I plan to answer questions on Tuesday 17th December, likely during the London afternoon.
It does indeed depend a lot. I think the critical thing to remember is that the figure should be the minimum of what it costs to get a certain type of talent and how valuable that talent is. Clean Water is worth thousands of dollars per year to me, but if you turned up on my doorstep with a one-year supply of water for $1k I'd tell you to stop wasting my time because I can get it far more cheaply than that.
When assessing the cost of acquiring talent, the hard thing to track is how many people aren't in the pool of applicants at all due to funding constraints. That sounds like it's Abraham's position and I think it's more common than often given credit for; there's something very low-status in EA about saying 'I could be doing this more impactful thing, but I won't because it won't pay me enough'.

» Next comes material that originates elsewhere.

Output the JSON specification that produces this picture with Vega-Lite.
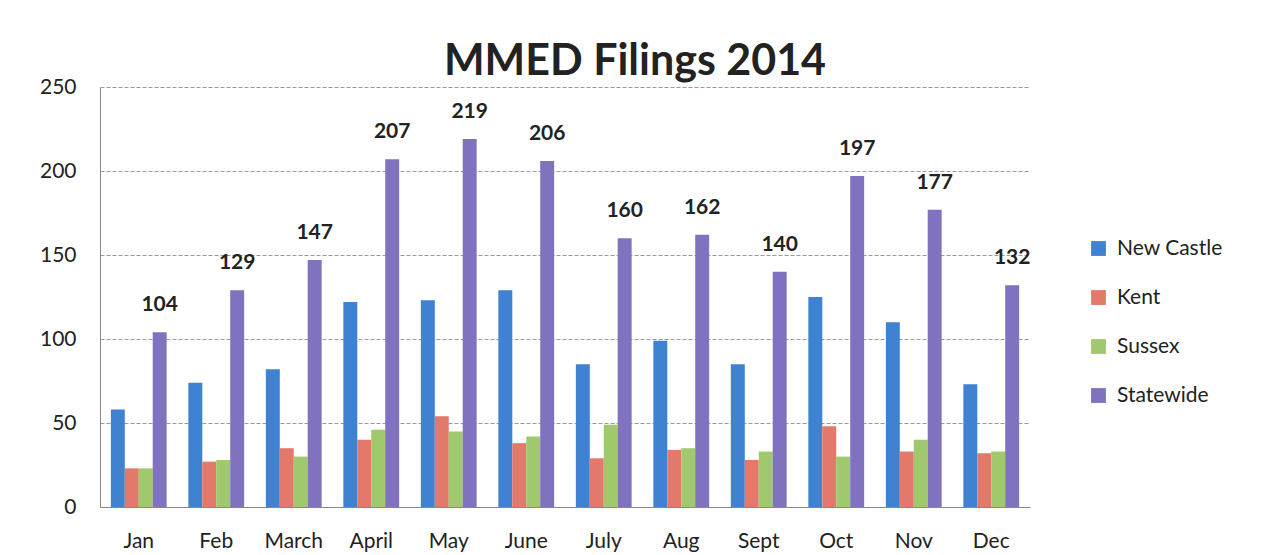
{
  "$schema": "https://vega.github.io/schema/vega-lite/v6.json",
  "autosize": "none",
  "width": 930,
  "height": 420,
  "padding": {"left": 100, "top": 87, "right": 232, "bottom": 48},
  "background": "white",
  "title": {
    "text": "MMED Filings 2014",
    "font": "Lato",
    "fontSize": 43,
    "fontWeight": "bold",
    "color": "#222222",
    "anchor": "middle",
    "dx": 70,
    "offset": -8
  },
  "data": {
    "values": [
      {"month": "Jan", "series": "New Castle", "value": 58},
      {"month": "Jan", "series": "Kent", "value": 23},
      {"month": "Jan", "series": "Sussex", "value": 23},
      {"month": "Jan", "series": "Statewide", "value": 104},
      {"month": "Feb", "series": "New Castle", "value": 74},
      {"month": "Feb", "series": "Kent", "value": 27},
      {"month": "Feb", "series": "Sussex", "value": 28},
      {"month": "Feb", "series": "Statewide", "value": 129},
      {"month": "March", "series": "New Castle", "value": 82},
      {"month": "March", "series": "Kent", "value": 35},
      {"month": "March", "series": "Sussex", "value": 30},
      {"month": "March", "series": "Statewide", "value": 147},
      {"month": "April", "series": "New Castle", "value": 122},
      {"month": "April", "series": "Kent", "value": 40},
      {"month": "April", "series": "Sussex", "value": 46},
      {"month": "April", "series": "Statewide", "value": 207},
      {"month": "May", "series": "New Castle", "value": 123},
      {"month": "May", "series": "Kent", "value": 54},
      {"month": "May", "series": "Sussex", "value": 45},
      {"month": "May", "series": "Statewide", "value": 219},
      {"month": "June", "series": "New Castle", "value": 129},
      {"month": "June", "series": "Kent", "value": 38},
      {"month": "June", "series": "Sussex", "value": 42},
      {"month": "June", "series": "Statewide", "value": 206},
      {"month": "July", "series": "New Castle", "value": 85},
      {"month": "July", "series": "Kent", "value": 29},
      {"month": "July", "series": "Sussex", "value": 49},
      {"month": "July", "series": "Statewide", "value": 160},
      {"month": "Aug", "series": "New Castle", "value": 99},
      {"month": "Aug", "series": "Kent", "value": 34},
      {"month": "Aug", "series": "Sussex", "value": 35},
      {"month": "Aug", "series": "Statewide", "value": 162},
      {"month": "Sept", "series": "New Castle", "value": 85},
      {"month": "Sept", "series": "Kent", "value": 28},
      {"month": "Sept", "series": "Sussex", "value": 33},
      {"month": "Sept", "series": "Statewide", "value": 140},
      {"month": "Oct", "series": "New Castle", "value": 125},
      {"month": "Oct", "series": "Kent", "value": 48},
      {"month": "Oct", "series": "Sussex", "value": 30},
      {"month": "Oct", "series": "Statewide", "value": 197},
      {"month": "Nov", "series": "New Castle", "value": 110},
      {"month": "Nov", "series": "Kent", "value": 33},
      {"month": "Nov", "series": "Sussex", "value": 40},
      {"month": "Nov", "series": "Statewide", "value": 177},
      {"month": "Dec", "series": "New Castle", "value": 73},
      {"month": "Dec", "series": "Kent", "value": 32},
      {"month": "Dec", "series": "Sussex", "value": 33},
      {"month": "Dec", "series": "Statewide", "value": 132}
    ]
  },
  "encoding": {
    "x": {
      "field": "month",
      "type": "nominal",
      "sort": ["Jan", "Feb", "March", "April", "May", "June", "July", "Aug", "Sept", "Oct", "Nov", "Dec"],
      "scale": {"paddingInner": 0.28, "paddingOuter": 0.14},
      "axis": {
        "title": null,
        "labelAngle": 0,
        "labelFont": "Lato",
        "labelFontSize": 21,
        "labelColor": "#222222",
        "labelPadding": 23,
        "ticks": false,
        "domainColor": "#888888",
        "domainWidth": 1
      }
    },
    "xOffset": {
      "field": "series",
      "type": "nominal",
      "sort": ["New Castle", "Kent", "Sussex", "Statewide"]
    },
    "y": {
      "field": "value",
      "type": "quantitative",
      "scale": {"domain": [0, 250]},
      "axis": {
        "title": null,
        "values": [0, 50, 100, 150, 200, 250],
        "labelFont": "Lato",
        "labelFontSize": 21,
        "labelColor": "#222222",
        "labelPadding": 24,
        "ticks": false,
        "domainColor": "#888888",
        "gridColor": "#9a9a9a",
        "gridDash": [4, 2],
        "gridWidth": 1
      }
    }
  },
  "layer": [
    {
      "mark": {"type": "bar", "width": {"band": 1}},
      "encoding": {
        "color": {
          "field": "series",
          "type": "nominal",
          "sort": ["New Castle", "Kent", "Sussex", "Statewide"],
          "scale": {
            "domain": ["New Castle", "Kent", "Sussex", "Statewide"],
            "range": ["#3f82d2", "#e2796b", "#a0c86c", "#8172bf"]
          },
          "legend": {
            "title": null,
            "orient": "none",
            "legendX": 988,
            "legendY": 151,
            "symbolType": "square",
            "symbolSize": 220,
            "symbolStrokeWidth": 0,
            "labelFont": "Lato",
            "labelFontSize": 21,
            "labelColor": "#222222",
            "rowPadding": 27,
            "labelOffset": 8
          }
        }
      }
    },
    {
      "transform": [{"filter": "datum.series == 'Statewide'"}],
      "mark": {
        "type": "text",
        "font": "Lato",
        "fontSize": 21,
        "fontWeight": "bold",
        "color": "#222222",
        "baseline": "bottom",
        "dy": -17
      },
      "encoding": {
        "text": {"field": "value", "type": "quantitative"}
      }
    }
  ],
  "config": {
    "view": {"stroke": null}
  }
}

Funding isn't the only constraint on salaries of course; appearances matter too. Once your org is paying enough that you can't really pay more without getting a lot of sideways glances you don't want to get, that's when I would mostly stop calling you funding-constrained* and then I imagine this number can get really really high; cost of talent becomes ~infinite and we're back to looking at 'value'. Open Phil's hiring is perhaps in approximately that position.
If you are still in a position where you could raise salaries if it weren't for funding constraints, I tend to think this number struggles to make it out of low six figures. Possible exceptions are positions that want a very specific combination of skills and experiences, like senior leadership at central EA orgs.
*Assuming you are mostly turning money into people into impact, rather than e.g. money into nets into impact.